Will India be the New COVID-19 Epicentre?

No signs of slowing down . . .

The Indian government this week reported more than five million COVID-19 cases in the country. The case count jumped by one million in less than two weeks. India, a country of 1.3 billion people, now stands second only to the U.S. with over six million COVID-19 cases. Epidemiologists and analysts fear that India may soon become the global epicentre of COVID-19. While most cases continue to come from the states of Maharashtra, Andhra Pradesh, and Tamil Nadu, the virus has now spread to remote rural areas, which makes it incredibly difficult to track.

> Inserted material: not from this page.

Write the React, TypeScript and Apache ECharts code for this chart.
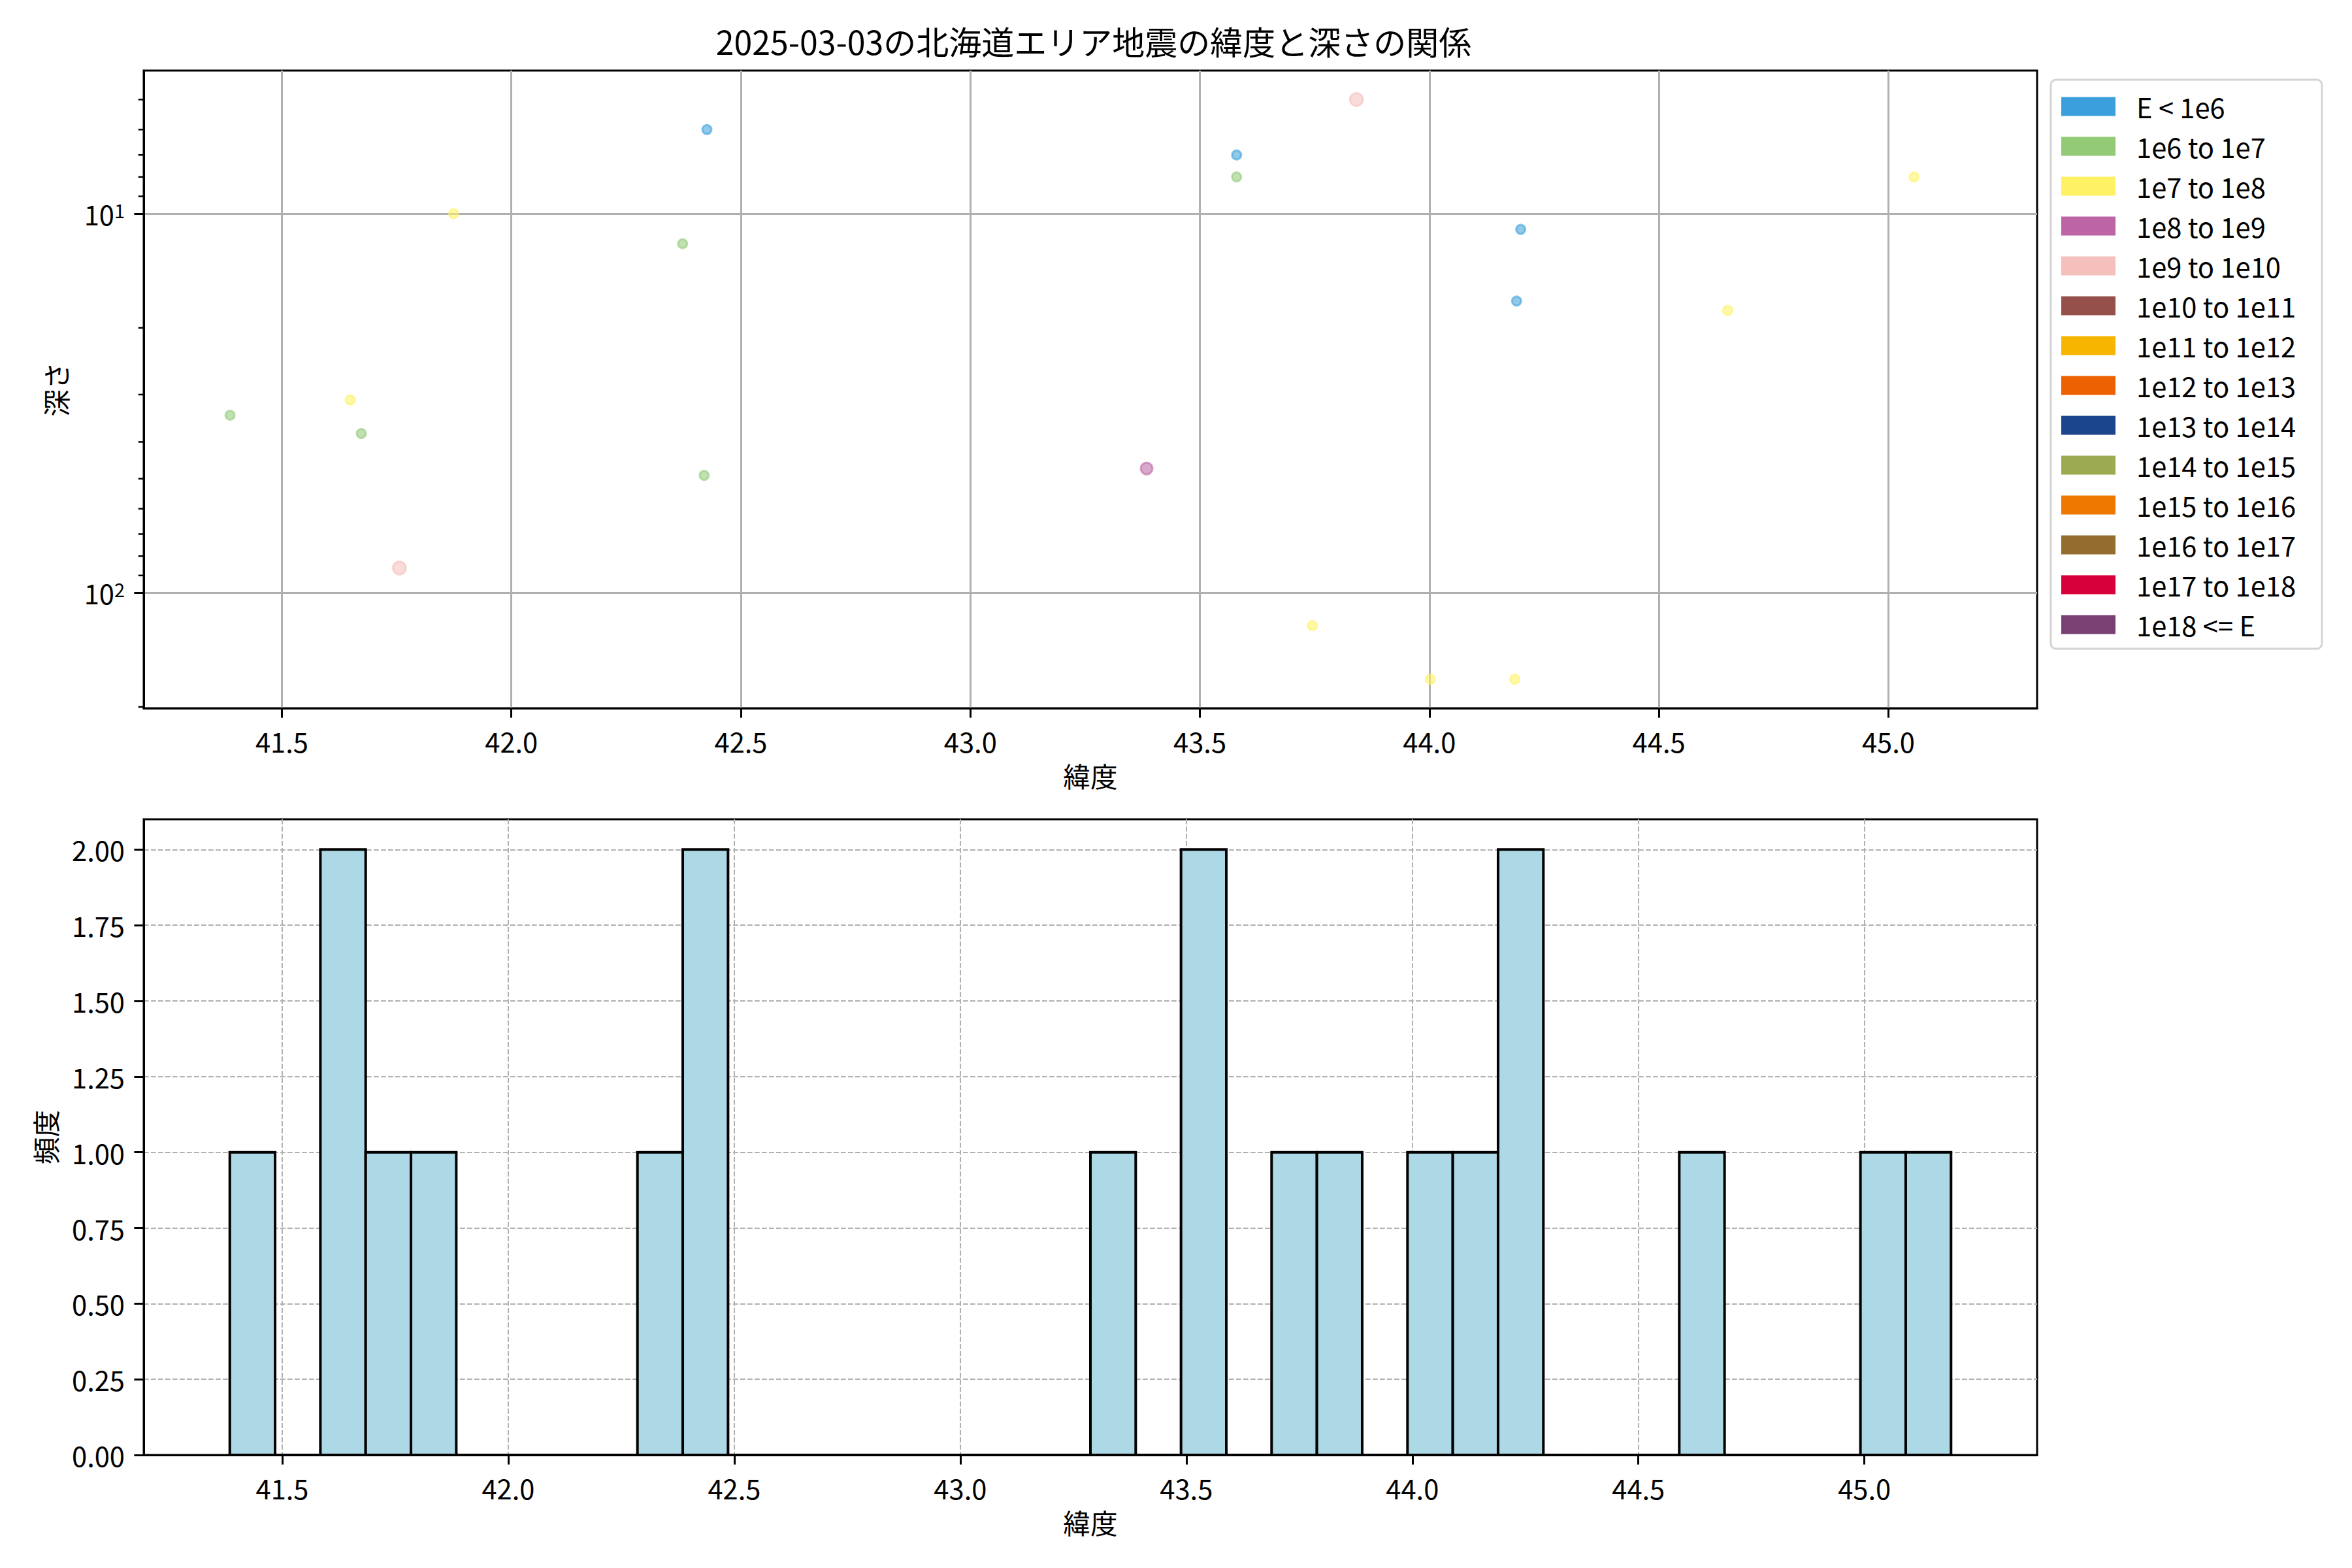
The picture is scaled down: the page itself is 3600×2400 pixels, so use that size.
import React, { useEffect, useRef } from "react";
import * as echarts from "echarts";

const TITLE = "2025-03-03の北海道エリア地震の緯度と深さの関係";
const X_NAME = "緯度";
const Y_NAME_TOP = "深さ";
const Y_NAME_BOTTOM = "頻度";

const energyClasses = [
  "E < 1e6", "1e6 to 1e7", "1e7 to 1e8", "1e8 to 1e9", "1e9 to 1e10",
  "1e10 to 1e11", "1e11 to 1e12", "1e12 to 1e13", "1e13 to 1e14",
  "1e14 to 1e15", "1e15 to 1e16", "1e16 to 1e17", "1e17 to 1e18", "1e18 <= E",
];
const classColors = [
  "#3A9FDB", "#93CA76", "#FEF264", "#BC64A4", "#F5BFBC",
  "#95504C", "#F8B500", "#EC6102", "#1B468D",
  "#9CAB50", "#EE7800", "#946C2D", "#D7003A", "#7B4073",
];

// scatter: latitude, depth, energy class index, marker size
const quakeLat = [41.387, 41.649, 41.673, 41.756, 41.874, 42.373, 42.420, 42.426, 43.384, 43.580, 43.580, 43.745, 43.841, 44.002, 44.186, 44.199, 44.190, 44.650, 45.056];
const quakeDepth = [34, 31, 38, 86, 10, 12, 49, 6, 47, 7, 8, 122, 5, 169, 169, 11, 17, 18, 8];
const quakeClass = [1, 2, 1, 4, 2, 1, 1, 0, 3, 0, 1, 2, 4, 2, 2, 0, 0, 2, 2];
const quakeSize = [14, 14, 14, 20, 14, 14, 14, 14, 18, 14, 14, 14, 20, 14, 14, 14, 14, 14, 14];

// histogram
const histStart = 41.384;
const histBinWidth = 0.1002;
const histCounts = [1, 0, 2, 1, 1, 0, 0, 0, 0, 1, 2, 0, 0, 0, 0, 0, 0, 0, 0, 1, 0, 2, 0, 1, 1, 0, 1, 1, 2, 0, 0, 0, 1, 0, 0, 0, 1, 1];

// axis limits / ticks
const topXMin = 41.199;
const topXMax = 45.324;
const latTicks = [41.5, 42.0, 42.5, 43.0, 43.5, 44.0, 44.5, 45.0];
const depthMajorTicks = [10, 100];
const depthMinorTicks = [5, 6, 7, 8, 9, 20, 30, 40, 50, 60, 70, 80, 90, 200];
const countTicks = [0, 0.25, 0.5, 0.75, 1.0, 1.25, 1.5, 1.75, 2.0];

const FONT = "'Noto Sans CJK JP', 'Noto Sans', sans-serif";
const FS = 41.7;

function hexToRgba(hex: string, a: number) {
  const n = parseInt(hex.slice(1), 16);
  return `rgba(${(n >> 16) & 255},${(n >> 8) & 255},${n & 255},${a})`;
}

function isTick(list: number[], v: number) {
  return list.some((t) => Math.abs(t - v) < 1e-6 * Math.max(1, Math.abs(t)));
}

export default function App() {
  const ref = useRef<HTMLDivElement>(null);

  useEffect(() => {
    if (!ref.current) return;
    const chart = echarts.init(ref.current, undefined, { renderer: "svg" });

    // log-depth limits with 5% margin
    const lMin = Math.log10(Math.min(...quakeDepth));
    const lMax = Math.log10(Math.max(...quakeDepth));
    const lSpan = lMax - lMin;
    const yTopMin = Math.pow(10, lMin - 0.05 * lSpan);
    const yTopMax = Math.pow(10, lMax + 0.05 * lSpan);

    const histEnd = histStart + histCounts.length * histBinWidth;
    const hSpan = histEnd - histStart;
    const botXMin = histStart - 0.05 * hSpan;
    const botXMax = histEnd + 0.05 * hSpan;
    const histYMax = Math.max(...histCounts) * 1.05;

    const mkX = (gi: number, min: number, max: number, dashed: boolean) => ({
      type: "value",
      gridIndex: gi,
      min,
      max,
      splitNumber: 8,
      name: X_NAME,
      nameLocation: "middle",
      nameGap: 82,
      nameTextStyle: { fontSize: FS, color: "#000", fontFamily: FONT },
      axisLine: { show: true, onZero: false, lineStyle: { color: "#000", width: 3 } },
      axisTick: { show: true, length: 14.6, customValues: latTicks, lineStyle: { color: "#000", width: 3 } },
      axisLabel: {
        customValues: latTicks,
        fontSize: FS,
        color: "#000",
        fontFamily: FONT,
        margin: 29,
        formatter: (v: number) => (isTick(latTicks, v) ? v.toFixed(1) : ""),
      },
      splitLine: {
        show: true,
        showMinLine: true,
        showMaxLine: true,
        lineStyle: dashed
          ? { color: "#b0b0b0", width: 2, type: [7.7, 3.3] }
          : { color: "#b0b0b0", width: 3 },
      },
    });

    const scatterSeries = energyClasses.map((name, k) => {
      const data: any[] = [];
      quakeLat.forEach((lat, i) => {
        if (quakeClass[i] === k) data.push({ value: [lat, quakeDepth[i]], symbolSize: quakeSize[i] });
      });
      return {
        type: "scatter",
        name,
        xAxisIndex: 0,
        yAxisIndex: 0,
        data,
        symbol: "circle",
        itemStyle: {
          color: hexToRgba(classColors[k], 0.7),
          borderColor: hexToRgba(classColors[k], 0.7),
          borderWidth: 3,
        },
        emphasis: { disabled: true },
        z: 3,
      };
    });

    const option: any = {
      animation: false,
      backgroundColor: "#fff",
      textStyle: { fontFamily: FONT },
      title: {
        text: TITLE,
        left: 1669,
        top: 32,
        textAlign: "center",
        textStyle: { fontSize: 50, fontWeight: "normal", color: "#000", fontFamily: FONT },
      },
      legend: {
        orient: "vertical",
        left: 3139,
        top: 122,
        padding: [20, 40, 16, 16],
        itemWidth: 83,
        itemHeight: 29,
        itemGap: 19,
        icon: "rect",
        selectedMode: false,
        borderColor: "#d4d4d4",
        borderWidth: 3,
        borderRadius: 8,
        backgroundColor: "#fff",
        textStyle: { fontSize: FS, color: "#000", lineHeight: 42, padding: [0, 0, 0, 27], fontFamily: FONT },
        data: energyClasses.map((c, i) => ({
          name: c,
          icon: "rect",
          itemStyle: { color: classColors[i], borderWidth: 0, opacity: 1 },
        })),
      },
      grid: [
        { left: 220, top: 108, width: 2898, height: 976, show: true, borderColor: "#000", borderWidth: 3, backgroundColor: "transparent" },
        { left: 220, top: 1254, width: 2898, height: 973, show: true, borderColor: "#000", borderWidth: 3, backgroundColor: "transparent" },
      ],
      xAxis: [mkX(0, topXMin, topXMax, false), mkX(1, botXMin, botXMax, true)],
      yAxis: [
        {
          type: "log",
          logBase: 10,
          gridIndex: 0,
          inverse: true,
          min: yTopMin,
          max: yTopMax,
          name: Y_NAME_TOP,
          nameLocation: "middle",
          nameRotate: 90,
          nameGap: 114,
          nameTextStyle: { fontSize: FS, color: "#000", fontFamily: FONT },
          axisLine: { show: true, lineStyle: { color: "#000", width: 3 } },
          axisTick: { show: true, length: 14.6, customValues: depthMajorTicks, lineStyle: { color: "#000", width: 3 } },
          axisLabel: {
            customValues: depthMajorTicks,
            margin: 29,
            color: "#000",
            fontFamily: FONT,
            formatter: (v: number) => {
              const e = Math.round(Math.log10(v));
              if (Math.abs(v - Math.pow(10, e)) > 1e-6 * v) return "";
              return `{b|10}{s|${e}}`;
            },
            rich: {
              b: { fontSize: FS, color: "#000", fontFamily: FONT },
              s: { fontSize: 29, color: "#000", fontFamily: FONT, verticalAlign: "top" },
            },
          },
          splitLine: { show: true, showMinLine: true, showMaxLine: true, lineStyle: { color: "#b0b0b0", width: 3 } },
        },
        {
          type: "value",
          gridIndex: 1,
          min: 0,
          max: histYMax,
          interval: 0.25,
          name: Y_NAME_BOTTOM,
          nameLocation: "middle",
          nameRotate: 90,
          nameGap: 130,
          nameTextStyle: { fontSize: FS, color: "#000", fontFamily: FONT },
          axisLine: { show: true, lineStyle: { color: "#000", width: 3 } },
          axisTick: { show: true, length: 14.6, customValues: countTicks, lineStyle: { color: "#000", width: 3 } },
          axisLabel: {
            customValues: countTicks,
            margin: 29,
            fontSize: FS,
            color: "#000",
            fontFamily: FONT,
            formatter: (v: number) => (isTick(countTicks, v) ? v.toFixed(2) : ""),
          },
          splitLine: {
            show: true,
            showMinLine: true,
            showMaxLine: true,
            lineStyle: { color: "#b0b0b0", width: 2, type: [7.7, 3.3] },
          },
        },
      ],
      series: [
        ...scatterSeries,
        {
          type: "custom",
          name: "minorTicks",
          xAxisIndex: 0,
          yAxisIndex: 0,
          clip: false,
          silent: true,
          data: depthMinorTicks.map((v) => [topXMin, v]),
          encode: { x: 0, y: 1 },
          renderItem: (_p: any, api: any) => {
            const pt = api.coord([api.value(0), api.value(1)]);
            return {
              type: "line",
              shape: { x1: pt[0] - 8.3, y1: pt[1], x2: pt[0], y2: pt[1] },
              style: { stroke: "#000", lineWidth: 2.5 },
            };
          },
          z: 4,
        },
        {
          type: "custom",
          name: "hist",
          xAxisIndex: 1,
          yAxisIndex: 1,
          clip: false,
          silent: true,
          data: histCounts.map((c, i) => [histStart + i * histBinWidth, histStart + (i + 1) * histBinWidth, c]),
          encode: { x: [0, 1], y: 2 },
          renderItem: (_p: any, api: any) => {
            const a = api.coord([api.value(0), api.value(2)]);
            const b = api.coord([api.value(1), 0]);
            return {
              type: "rect",
              shape: { x: a[0], y: a[1], width: b[0] - a[0], height: b[1] - a[1] },
              style: { fill: "#ADD8E6", stroke: "#000", lineWidth: 4 },
            };
          },
          z: 3,
        },
      ],
    };

    chart.setOption(option);
    return () => chart.dispose();
  }, []);

  return (
    <div
      ref={ref}
      style={{ position: "absolute", left: 0, top: 0, width: 3600, height: 2400, background: "#fff" }}
    />
  );
}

Herd immunity or vaccines . . .

Concerns that the actual number of COVID-19 cases in India may be much higher than the official count looms heavy. A recently published article using data from Indian Council of Medical Research (ICMR) surveys from April to May indicates that there were over 6.4 million cases in May – much higher than the Indian government’s officially reported 85,000 cases. Meanwhile analysts are questioning whether herd immunity could work in India, or if it’s already at work. However, ICMR director, Dr. Rajni Kant, has cautioned against herd immunity’s effectiveness and instead believes current protective measures such as maintaining personal hygiene and social distancing to protect the population may be the best answer. Meanwhile, the Indian government is fast-tracking the development of COVID-19 vaccines. The Indian Health Minister, Harsh Vardhan, recently announced that a vaccine would be ready by March 2021.

How’s the rest of South Asia doing?

Similar to India, Bangladesh also imposed a strict lockdown, but only until May. However, unlike India, Bangladesh (345, 805 cases), Pakistan (304,386 cases), Sri Lanka (3,281 cases), and Nepal (61,593 cases) have experienced a relatively slow growth rate in their COVID-19 cases, which analysts attribute to their relatively young populations. As Foreign Policy reported, India’s median age is around 28, with Bangladesh and Pakistan even lower. But, the slow growth rates do not necessarily imply that the countries have managed to flatten the curve, as their test rates are also low.